* Stored items from a collection

>>

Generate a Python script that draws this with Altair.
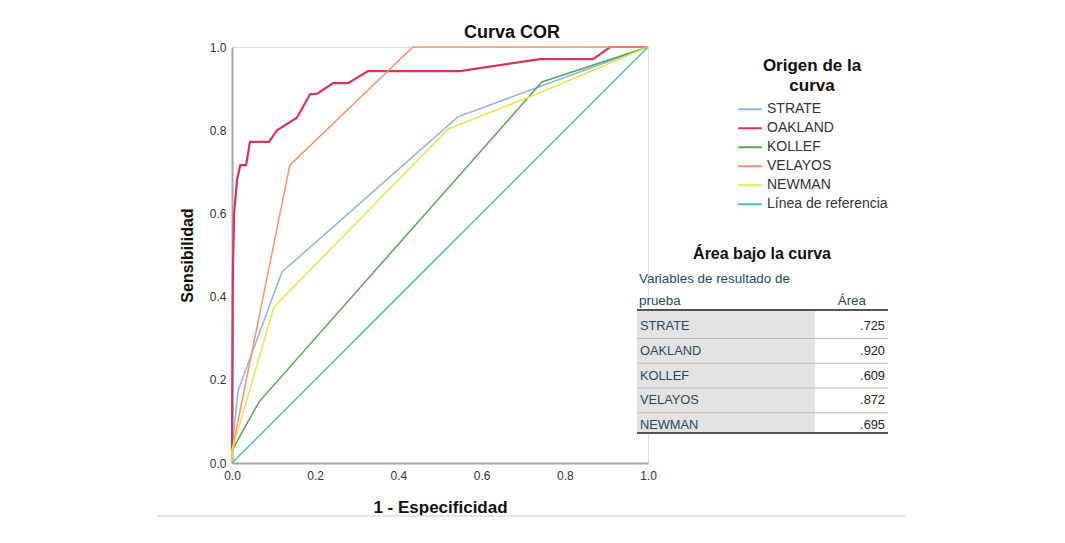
import altair as alt
import pandas as pd

# ---------------- data ----------------
series_names = ["STRATE", "OAKLAND", "KOLLEF", "VELAYOS", "NEWMAN", "Línea de referencia"]
series_colors = ["#8fb4e3", "#d9335c", "#5ea35b", "#f9926c", "#e6e64e", "#4fbdbd"]

strate_fpr = [0.0, 0.0, 0.015, 0.12, 0.543, 0.74, 1.0]
strate_tpr = [0.0, 0.038, 0.175, 0.459, 0.832, 0.905, 1.0]

oakland_fpr = [0.0, 0.0, 0.002, 0.005, 0.012, 0.02, 0.034, 0.043, 0.089, 0.108, 0.156,
               0.188, 0.204, 0.243, 0.279, 0.327, 0.548, 0.74, 0.868, 0.909, 1.0]
oakland_tpr = [0.0, 0.03, 0.45, 0.6, 0.68, 0.716, 0.716, 0.772, 0.772, 0.80, 0.83,
               0.887, 0.887, 0.913, 0.913, 0.942, 0.942, 0.971, 0.971, 1.0, 1.0]

kollef_fpr = [0.0, 0.0, 0.065, 0.745, 1.0]
kollef_tpr = [0.0, 0.03, 0.147, 0.916, 1.0]

velayos_fpr = [0.0, 0.0, 0.139, 0.435, 1.0]
velayos_tpr = [0.0, 0.03, 0.716, 1.0, 1.0]

newman_fpr = [0.0, 0.0, 0.101, 0.52, 0.74, 1.0]
newman_tpr = [0.0, 0.03, 0.375, 0.803, 0.89, 1.0]

ref_fpr = [0.0, 1.0]
ref_tpr = [0.0, 1.0]

auc_labels = ["STRATE", "OAKLAND", "KOLLEF", "VELAYOS", "NEWMAN"]
auc_values = [".725", ".920", ".609", ".872", ".695"]

axis_ticks = [0.0, 0.2, 0.4, 0.6, 0.8, 1.0]

# ---------------- build table ----------------
rows = []
for name, xs, ys in [
    ("STRATE", strate_fpr, strate_tpr),
    ("OAKLAND", oakland_fpr, oakland_tpr),
    ("KOLLEF", kollef_fpr, kollef_tpr),
    ("VELAYOS", velayos_fpr, velayos_tpr),
    ("NEWMAN", newman_fpr, newman_tpr),
    ("Línea de referencia", ref_fpr, ref_tpr),
]:
    for i, (a, b) in enumerate(zip(xs, ys)):
        rows.append({"serie": name, "fpr": a, "tpr": b, "ord": i})
df = pd.DataFrame(rows)
one = pd.DataFrame({"k": [0]})

FONT = "Liberation Sans"
W, H = 416, 416
TABLE_TXT = "#264a60"

lines = alt.Chart(df).mark_line(clip=False).encode(
    x=alt.X("fpr:Q", scale=alt.Scale(domain=[0, 1], nice=False),
            axis=alt.Axis(title="1 - Especificidad", values=axis_ticks, format=".1f",
                          grid=False, ticks=False, tickSize=0, labelPadding=7, labelFlush=False,
                          domainColor="#a6a6a6", domainWidth=2,
                          labelFont=FONT, labelFontSize=12, labelColor="#333333",
                          titleFont=FONT, titleFontSize=17, titleFontWeight="bold",
                          titleColor="#111111", titlePadding=18)),
    y=alt.Y("tpr:Q", scale=alt.Scale(domain=[0, 1], nice=False),
            axis=alt.Axis(title="Sensibilidad", values=axis_ticks, format=".1f",
                          grid=False, ticks=False, tickSize=0, labelPadding=6, labelFlush=False,
                          domainColor="#a6a6a6", domainWidth=2,
                          labelFont=FONT, labelFontSize=12, labelColor="#333333",
                          titleFont=FONT, titleFontSize=16, titleFontWeight="bold",
                          titleColor="#111111", titlePadding=14)),
    color=alt.Color("serie:N",
                    scale=alt.Scale(domain=series_names, range=series_colors),
                    sort=series_names,
                    legend=alt.Legend(title=["Origen de la", "curva"], orient="none",
                                      legendX=505, legendY=11,
                                      titleFont=FONT, titleFontSize=17, titleFontWeight="bold",
                                      titleColor="#111111", titleAnchor="middle", titleAlign="center",
                                      titleLineHeight=20, titlePadding=5,
                                      symbolType="stroke", symbolSize=560, symbolStrokeWidth=2,
                                      labelFont=FONT, labelFontSize=14, labelColor="#333333",
                                      labelOffset=4, rowPadding=0, clipHeight=18.6)),
    strokeWidth=alt.condition(alt.datum.serie == "OAKLAND", alt.value(2.2), alt.value(1.5)),
    order="ord:Q",
)

layers = [lines]


def txt(text, x, y, size=12, weight="normal", color="#222222", align="left", baseline="middle"):
    return alt.Chart(one).mark_text(text=text, font=FONT, fontSize=size, fontWeight=weight,
                                    color=color, align=align, baseline=baseline).encode(
        x=alt.value(x), y=alt.value(y))


def rule(x1, x2, y, color, width):
    return alt.Chart(one).mark_rule(color=color, strokeWidth=width).encode(
        x=alt.value(x1), x2=alt.value(x2), y=alt.value(y))


# table positions relative to plot origin
TX0, TX1, TXG = 405, 656, 583
ROW0, STEP = 279, 24.75

shade = alt.Chart(one).mark_rect(color="#e3e3e3").encode(
    x=alt.value(TX0), x2=alt.value(TXG),
    y=alt.value(ROW0 - 15), y2=alt.value(ROW0 + STEP * 4 + 8))
layers.append(shade)

layers.append(txt("Área bajo la curva", 530, 207, size=16, weight="bold", color="#111111", align="center"))
layers.append(txt("Variables de resultado de", 407, 232, size=13.4, color=TABLE_TXT))
layers.append(txt("prueba", 407, 254, size=13.4, color=TABLE_TXT))
layers.append(txt("Área", 634, 254, size=13.4, color=TABLE_TXT, align="right"))
layers.append(rule(TX0, TX1, 263, "#555555", 2))

for i, (lab, val) in enumerate(zip(auc_labels, auc_values)):
    yy = ROW0 + STEP * i
    layers.append(txt(lab, 408, yy, size=12.8, color=TABLE_TXT))
    layers.append(txt(val, 653, yy, size=12.8, color="#222222", align="right"))
    if i < len(auc_labels) - 1:
        layers.append(rule(TX0, TX1, yy + 12.5, "#b8b8b8", 1))
layers.append(rule(TX0, TX1, ROW0 + STEP * 4 + 8, "#555555", 2))

# bottom gray separator
layers.append(rule(-75, 673, 469, "#dddddd", 1.5))

chart = alt.layer(*layers).properties(
    width=W, height=H,
    title=alt.TitleParams("Curva COR", font=FONT, fontSize=18, fontWeight="bold",
                          color="#111111", anchor="middle", dx=72, dy=9, offset=8),
    autosize=alt.AutoSizeParams(type="none"),
    padding={"left": 224, "top": 39, "right": 409, "bottom": 72},
).configure_view(stroke=None).configure(background="white")

chart.save("out.html", embed_options={"renderer": "svg", "actions": False})
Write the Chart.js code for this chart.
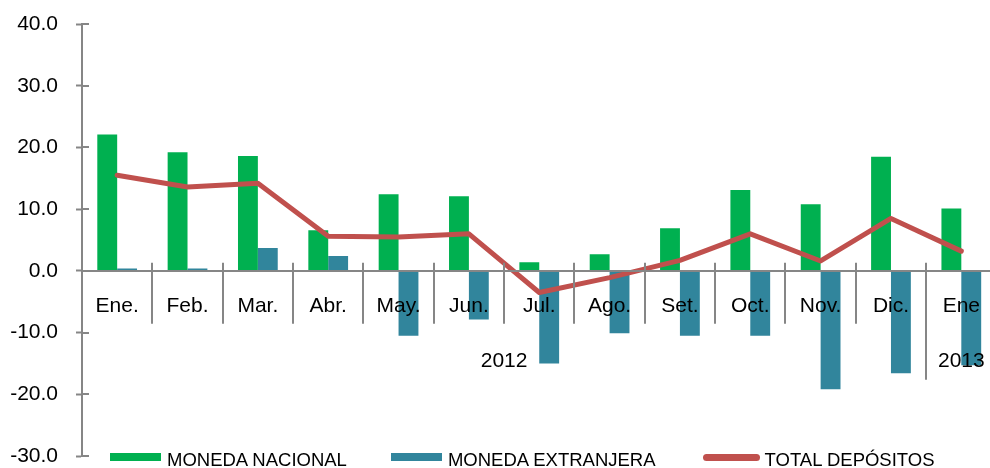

<<

* WHAT TO WORK ON
Where a line in the entries holds "this", copy that line.

* TASK OUTPUT
Generate a Python script that draws this with Altair.
Write the Chart.js code for this chart.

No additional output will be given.